== Available data ==
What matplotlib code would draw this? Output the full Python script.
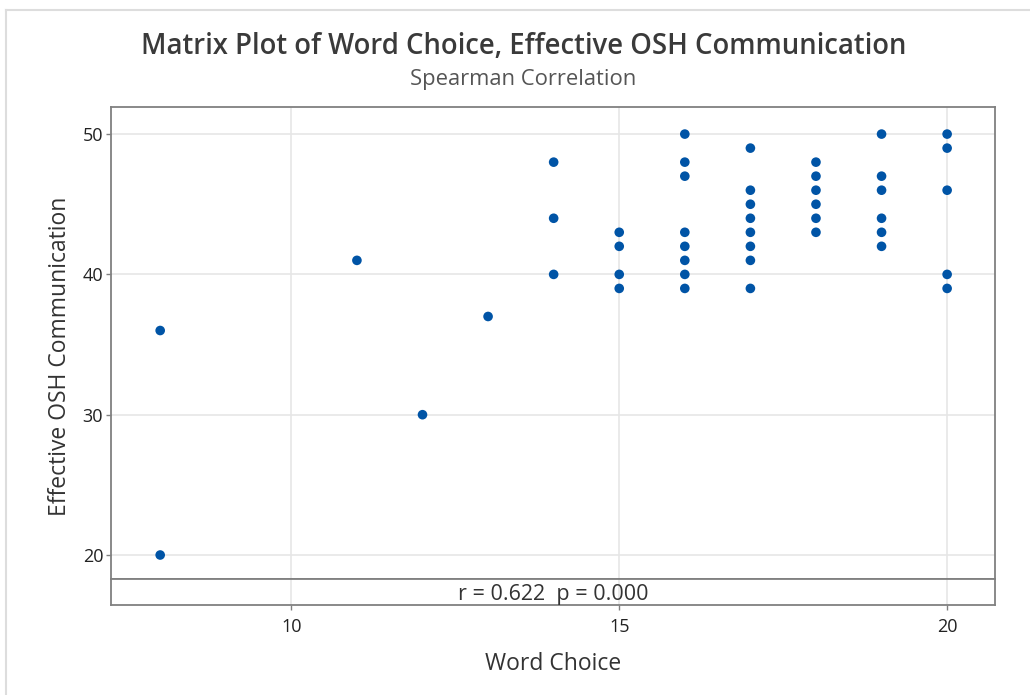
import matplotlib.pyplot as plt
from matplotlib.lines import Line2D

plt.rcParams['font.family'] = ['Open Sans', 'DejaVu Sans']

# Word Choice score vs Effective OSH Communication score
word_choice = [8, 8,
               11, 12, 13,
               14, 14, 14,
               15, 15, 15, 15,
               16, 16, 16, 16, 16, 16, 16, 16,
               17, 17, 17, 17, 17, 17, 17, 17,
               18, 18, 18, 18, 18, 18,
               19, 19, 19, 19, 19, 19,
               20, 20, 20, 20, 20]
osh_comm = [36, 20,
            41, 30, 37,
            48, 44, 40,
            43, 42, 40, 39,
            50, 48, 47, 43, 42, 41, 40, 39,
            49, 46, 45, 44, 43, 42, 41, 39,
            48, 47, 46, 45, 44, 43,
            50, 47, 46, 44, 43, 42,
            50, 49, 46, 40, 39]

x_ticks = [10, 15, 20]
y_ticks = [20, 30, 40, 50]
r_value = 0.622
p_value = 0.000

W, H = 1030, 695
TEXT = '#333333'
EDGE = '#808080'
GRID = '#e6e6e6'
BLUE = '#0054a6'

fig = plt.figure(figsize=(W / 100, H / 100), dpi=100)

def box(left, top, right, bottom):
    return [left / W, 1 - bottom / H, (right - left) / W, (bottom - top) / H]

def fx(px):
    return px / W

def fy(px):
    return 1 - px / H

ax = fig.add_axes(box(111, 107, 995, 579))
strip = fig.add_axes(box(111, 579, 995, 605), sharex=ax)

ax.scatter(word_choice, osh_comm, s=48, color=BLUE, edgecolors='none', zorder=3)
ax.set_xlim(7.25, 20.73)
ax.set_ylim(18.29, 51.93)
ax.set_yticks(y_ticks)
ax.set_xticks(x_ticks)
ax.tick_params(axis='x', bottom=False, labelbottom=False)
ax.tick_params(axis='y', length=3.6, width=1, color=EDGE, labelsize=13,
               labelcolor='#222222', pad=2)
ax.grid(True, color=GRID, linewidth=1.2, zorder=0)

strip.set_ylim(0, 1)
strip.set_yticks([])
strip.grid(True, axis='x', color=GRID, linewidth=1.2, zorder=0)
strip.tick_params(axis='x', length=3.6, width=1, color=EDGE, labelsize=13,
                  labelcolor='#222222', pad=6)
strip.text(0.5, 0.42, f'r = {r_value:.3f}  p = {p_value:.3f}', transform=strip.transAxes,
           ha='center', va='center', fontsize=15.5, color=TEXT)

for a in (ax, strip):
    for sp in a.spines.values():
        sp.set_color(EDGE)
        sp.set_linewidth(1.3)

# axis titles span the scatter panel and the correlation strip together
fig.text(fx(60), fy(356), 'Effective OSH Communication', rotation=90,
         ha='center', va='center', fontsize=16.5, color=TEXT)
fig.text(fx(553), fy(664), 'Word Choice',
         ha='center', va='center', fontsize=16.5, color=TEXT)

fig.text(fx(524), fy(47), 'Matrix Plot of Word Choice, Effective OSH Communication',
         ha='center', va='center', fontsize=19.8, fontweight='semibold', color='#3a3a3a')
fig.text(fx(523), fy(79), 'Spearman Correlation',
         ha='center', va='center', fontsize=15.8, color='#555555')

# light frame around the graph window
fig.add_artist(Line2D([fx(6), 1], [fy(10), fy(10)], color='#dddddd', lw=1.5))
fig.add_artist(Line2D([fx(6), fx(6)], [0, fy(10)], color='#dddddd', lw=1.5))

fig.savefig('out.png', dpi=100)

== Set exercise ==
Write the material out again exactly as it appears, dropping the pictures.

== Solution ==
What matplotlib code would draw this? Output the full Python script.
import matplotlib.pyplot as plt
from matplotlib.lines import Line2D

plt.rcParams['font.family'] = ['Open Sans', 'DejaVu Sans']

# Word Choice score vs Effective OSH Communication score
word_choice = [8, 8,
               11, 12, 13,
               14, 14, 14,
               15, 15, 15, 15,
               16, 16, 16, 16, 16, 16, 16, 16,
               17, 17, 17, 17, 17, 17, 17, 17,
               18, 18, 18, 18, 18, 18,
               19, 19, 19, 19, 19, 19,
               20, 20, 20, 20, 20]
osh_comm = [36, 20,
            41, 30, 37,
            48, 44, 40,
            43, 42, 40, 39,
            50, 48, 47, 43, 42, 41, 40, 39,
            49, 46, 45, 44, 43, 42, 41, 39,
            48, 47, 46, 45, 44, 43,
            50, 47, 46, 44, 43, 42,
            50, 49, 46, 40, 39]

x_ticks = [10, 15, 20]
y_ticks = [20, 30, 40, 50]
r_value = 0.622
p_value = 0.000

W, H = 1030, 695
TEXT = '#333333'
EDGE = '#808080'
GRID = '#e6e6e6'
BLUE = '#0054a6'

fig = plt.figure(figsize=(W / 100, H / 100), dpi=100)

def box(left, top, right, bottom):
    return [left / W, 1 - bottom / H, (right - left) / W, (bottom - top) / H]

def fx(px):
    return px / W

def fy(px):
    return 1 - px / H

ax = fig.add_axes(box(111, 107, 995, 579))
strip = fig.add_axes(box(111, 579, 995, 605), sharex=ax)

ax.scatter(word_choice, osh_comm, s=48, color=BLUE, edgecolors='none', zorder=3)
ax.set_xlim(7.25, 20.73)
ax.set_ylim(18.29, 51.93)
ax.set_yticks(y_ticks)
ax.set_xticks(x_ticks)
ax.tick_params(axis='x', bottom=False, labelbottom=False)
ax.tick_params(axis='y', length=3.6, width=1, color=EDGE, labelsize=13,
               labelcolor='#222222', pad=2)
ax.grid(True, color=GRID, linewidth=1.2, zorder=0)

strip.set_ylim(0, 1)
strip.set_yticks([])
strip.grid(True, axis='x', color=GRID, linewidth=1.2, zorder=0)
strip.tick_params(axis='x', length=3.6, width=1, color=EDGE, labelsize=13,
                  labelcolor='#222222', pad=6)
strip.text(0.5, 0.42, f'r = {r_value:.3f}  p = {p_value:.3f}', transform=strip.transAxes,
           ha='center', va='center', fontsize=15.5, color=TEXT)

for a in (ax, strip):
    for sp in a.spines.values():
        sp.set_color(EDGE)
        sp.set_linewidth(1.3)

# axis titles span the scatter panel and the correlation strip together
fig.text(fx(60), fy(356), 'Effective OSH Communication', rotation=90,
         ha='center', va='center', fontsize=16.5, color=TEXT)
fig.text(fx(553), fy(664), 'Word Choice',
         ha='center', va='center', fontsize=16.5, color=TEXT)

fig.text(fx(524), fy(47), 'Matrix Plot of Word Choice, Effective OSH Communication',
         ha='center', va='center', fontsize=19.8, fontweight='semibold', color='#3a3a3a')
fig.text(fx(523), fy(79), 'Spearman Correlation',
         ha='center', va='center', fontsize=15.8, color='#555555')

# light frame around the graph window
fig.add_artist(Line2D([fx(6), 1], [fy(10), fy(10)], color='#dddddd', lw=1.5))
fig.add_artist(Line2D([fx(6), fx(6)], [0, fy(10)], color='#dddddd', lw=1.5))

fig.savefig('out.png', dpi=100)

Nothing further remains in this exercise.